В годы войны Гумилев остро ощутил оторванность своей поэзии от национальных основ, отсутствие в ней национального колорита. Одной из его поэтических тем была прапамять. Возвращаясь «к воспоминаниям» о своем давнем предке, поэт видит его то в образе гунна-завоевателя («Сонет» в книге «Чужое небо»), то в образе простого охотника («Простой индиец, задремавший В священный вечер у ручья…» — «Прапамять» в сборнике «Костер»). Теперь поэт начинает сознавать, что он прошел мимо одного из плодотворнейших творческих источников. Но по-настоящему обратиться к нему в своем творчестве он так и не смог. В стихотворении «Стокгольм» возникает образ героя, не нашедшего своего пути, своей истинной родины.
В рецензии на сборник «Колчан» Б. М. Эйхенбаум писал: «Русь пока не дается Гумилеву, „чужое небо“ <…> ему свойственней».[1115] В стихотворении «Я и вы» поэт подтверждал свое пристрастие к чужим напевам: «И мне нравится не гитара, А дикарский напев зурны».[1116]
Последние сборники Гумилева — «Костер» (1918) и «Огненный столп» (1921) — свидетельствовали о том, что внимание поэта начали привлекать не только суммарные черты изображаемого, но и его особые, индивидуальные приметы. Гумилев стал обращаться к знакомому русскому быту, русской природе («Русская усадьба», «Вечер» и др.). Примечательно в этом плане стихотворение, запечатлевшее ледоход на Неве, не раз воспетый поэтами, но увиденный Гумилевым по-своему.
Но дальше конкретной пейзажной зарисовки поэт не пошел. Подобно другим акмеистам, Гумилев сознательно изолировал свою поэзию от важных общественных проблем, от связей с современностью, и такая отчужденность от времени неизбежно привела его к острому душевному кризису, к ощущению безвозвратной утери своего настоящего жизненного и творческого пути. В стихах Гумилева все чаще возникает чувство одиночества, все слышнее звучат в них пессимистические ноты. Сборник «Костер» открывался стихотворением «Деревья» (1916), тональность которого определяла настроения поэта этой поры.

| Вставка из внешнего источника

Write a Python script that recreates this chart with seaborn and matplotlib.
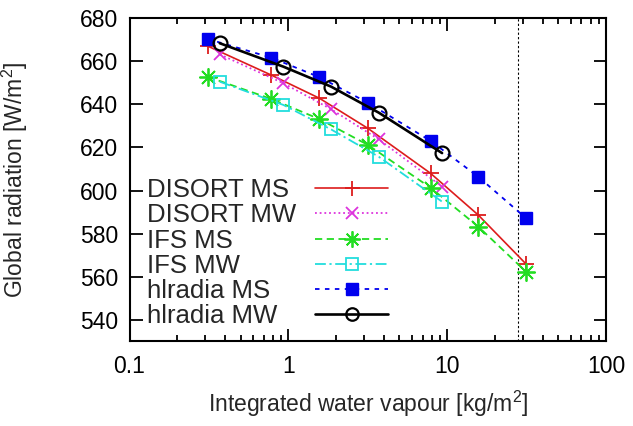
import matplotlib
matplotlib.use("Agg")
import matplotlib.pyplot as plt
from matplotlib.lines import Line2D
from matplotlib.ticker import FixedLocator, FixedFormatter, LogLocator, NullFormatter
import numpy as np
import pandas as pd
import seaborn as sns

# Integrated water vapour of the two sets of profiles [kg/m^2]
iwv_ms = [0.31, 0.78, 1.57, 3.17, 7.86, 15.7, 31.4]
iwv_mw = [0.37, 0.93, 1.86, 3.71, 9.29]

# Global radiation at the surface [W/m^2]
disort_ms = [667.2, 653.7, 642.9, 628.9, 608.0, 588.6, 565.8]
disort_mw = [663.3, 649.9, 637.8, 623.8, 601.8]
ifs_ms = [652.9, 642.6, 633.2, 621.2, 601.3, 583.2, 562.2]
ifs_mw = [650.6, 639.8, 628.4, 615.7, 594.8]
hlradia_ms = [670.5, 661.8, 652.7, 640.8, 623.1, 606.4, 587.1]
hlradia_mw = [668.5, 657.6, 648.3, 636.2, 617.4]

series_names = ["DISORT MS", "DISORT MW", "IFS MS", "IFS MW", "hlradia MS", "hlradia MW"]
x_ticks = [0.1, 1, 10, 100]
x_tick_labels = ["0.1", "1", "10", "100"]
y_ticks = [540, 560, 580, 600, 620, 640, 660, 680]
iwv_marker_line = 27.8

sns.set_theme(style="ticks")
plt.rcParams["font.family"] = ["Liberation Sans", "DejaVu Sans"]
plt.rcParams["mathtext.default"] = "regular"

frames = []
for name, xs, ys in [
    ("DISORT MS", iwv_ms, disort_ms),
    ("DISORT MW", iwv_mw, disort_mw),
    ("IFS MS", iwv_ms, ifs_ms),
    ("IFS MW", iwv_mw, ifs_mw),
    ("hlradia MS", iwv_ms, hlradia_ms),
    ("hlradia MW", iwv_mw, hlradia_mw),
]:
    frames.append(pd.DataFrame({"iwv": xs, "rad": ys, "model": name}))
df = pd.concat(frames, ignore_index=True)

styles = {
    "DISORT MS": dict(color="#dd1c1c", linestyle="-", lw=1.2, marker="+", ms=12, mew=1.3,
                      mfc="#dd1c1c"),
    "DISORT MW": dict(color="#dd33dd", linestyle=(0, (1, 1.6)), lw=1.3, marker="x", ms=9, mew=1.3,
                      mfc="#dd33dd"),
    "IFS MS": dict(color="#22dd22", linestyle=(0, (4, 2.5)), lw=1.3, marker=(8, 2, 0), ms=13, mew=1.3,
                   mfc="#22dd22"),
    "IFS MW": dict(color="#22dddd", linestyle=(0, (6, 2, 1.2, 2)), lw=1.3, marker="s", ms=9, mew=1.3,
                   mfc="none"),
    "hlradia MS": dict(color="#0000ee", linestyle=(0, (2.5, 3)), lw=1.3, marker="s", ms=9, mew=1.0,
                       mfc="#0000ee"),
    "hlradia MW": dict(color="black", linestyle="-", lw=1.9, marker="o", ms=10, mew=1.6,
                       mfc="none"),
}

fig = plt.figure(figsize=(6.33, 4.26), dpi=100)
ax = fig.add_axes([0.2046, 0.1995, 0.7527, 0.7571])

ax.axvline(iwv_marker_line, color="black", lw=0.8, linestyle=(0, (2, 2)), zorder=1)

for name in series_names:
    st = styles[name]
    sub = df[df["model"] == name]
    sns.lineplot(data=sub, x="iwv", y="rad", ax=ax, color=st["color"], linestyle=st["linestyle"],
                 linewidth=st["lw"], marker=st["marker"], markersize=st["ms"],
                 markeredgewidth=st["mew"], markerfacecolor=st["mfc"],
                 markeredgecolor=st["color"], legend=False, zorder=3)

ax.set_xscale("log")
ax.set_xlim(0.1, 100)
ax.set_ylim(530, 680)
ax.xaxis.set_major_locator(FixedLocator(x_ticks))
ax.xaxis.set_major_formatter(FixedFormatter(x_tick_labels))
ax.xaxis.set_minor_locator(LogLocator(base=10, subs=np.arange(2, 10)))
ax.xaxis.set_minor_formatter(NullFormatter())
ax.set_yticks(y_ticks)

for s in ax.spines.values():
    s.set_linewidth(1.5)
    s.set_color("black")
    s.set_visible(True)
ax.tick_params(which="both", direction="in", top=True, right=True, colors="black", width=1.3)
ax.tick_params(which="major", length=9, labelsize=16.5)
ax.tick_params(which="minor", length=4.5)
ax.tick_params(axis="y", pad=8)
ax.tick_params(axis="x", pad=10)

ax.set_xlabel("Integrated water vapour [kg/m$^2$]", fontsize=16.5)
ax.set_ylabel("Global radiation [W/m$^2$]", fontsize=16.5)
ax.xaxis.set_label_coords(0.5, -0.148)
ax.yaxis.set_label_coords(-0.208, 0.5)

# Key: labels on the left, line samples on the right (two aligned legends)
handles = []
for name in series_names:
    st = styles[name]
    handles.append(Line2D([], [], color=st["color"], linestyle=st["linestyle"], lw=st["lw"],
                          marker=st["marker"], ms=st["ms"] * 0.9, mew=st["mew"],
                          mfc=st["mfc"], mec=st["color"]))
blank = [Line2D([], [], color="none", lw=0) for _ in series_names]

key_top = 1 - (178 - 18.5) / 322.5
leg_kw = dict(frameon=False, fontsize=18.5, labelspacing=0.05, borderpad=0, borderaxespad=0,
              loc="upper left")
leg_text = ax.legend(blank, series_names, handlelength=0, handletextpad=0,
                     bbox_to_anchor=((147 - 129.5) / 476.5, key_top), **leg_kw)
ax.add_artist(leg_text)
leg_lines = ax.legend(handles, series_names, handlelength=2.85, handletextpad=0.5,
                      bbox_to_anchor=((315 - 129.5) / 476.5, key_top), **leg_kw)
for t in leg_lines.get_texts():
    t.set_alpha(0)

fig.savefig("out.png", dpi=100)
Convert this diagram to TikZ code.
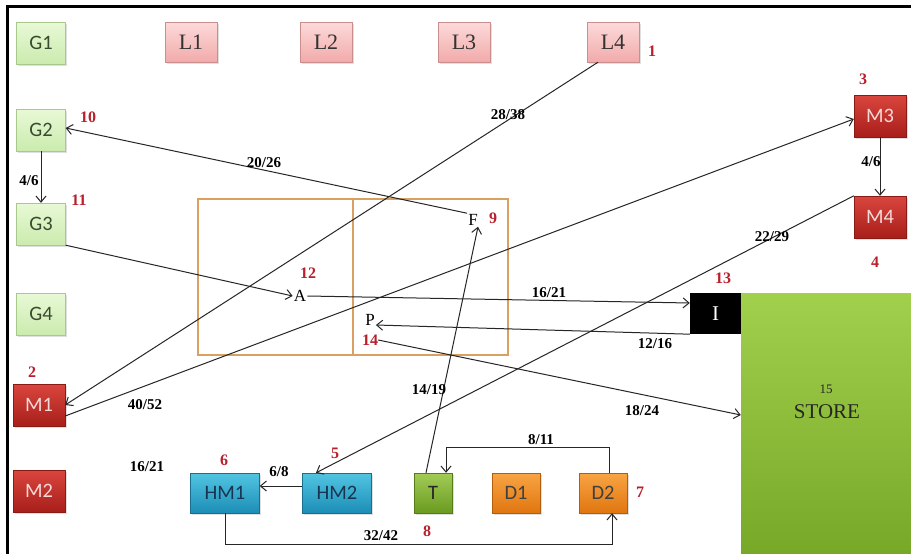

Излюбленная ранее автором тема скитания не исчезает в его поэзии, но порою перерастает в тему бессмысленного блуждания, приобретает безысходный характер.
После Февральской революции Гумилев был послан в распоряжение Управления русскими войсками во Франции. Вернувшись в Россию в апреле 1918 г., поэт оказался чужд великим идеям Октябрьской революции. В стихах его усиливаются пессимистические настроения, разъедающая рефлексия.
Из стихотворений, созданных в последние годы жизни поэта, особенно примечателен «Заблудившийся трамвай», перекликающийся со стихотворением «Стокгольм». В новом произведении звучит лирический монолог человека, в потрясенном сознании которого время и пространство противоестественно сдвинуты:
Поэт не выходит из круга мрачно-меланхолических мотивов. Он возвращается к сложным символически-зашифрованным образам, чем создается впечатление страшной фантасмагории, острого разлада человека с эпохой. «Заблудившийся трамвай» свидетельствовал о полном крушении жизненной и творческой позиции поэта.
От апологии сильной личности в духе Ницше — к прославлению «дела благородного войны», к крайнему антидемократизму, острому неприятию Октябрьской революции — таков путь Гумилева, закономерно закончившийся в стане ее активных врагов.
4
О начале своего литературного пути Анна Андреевна Ахматова (урожд. Горенко, 1889–1966) писала: «В 1910 году явно обозначился кризис символизма, и начинающие поэты уже не примыкали к этому течению. Одни шли в футуризм, другие — в акмеизм. Вместе с моими товарищами по Первому Цеху поэтов — Мандельштамом, Зенкевичем и Нарбутом — я сделалась акмеисткой».[1119]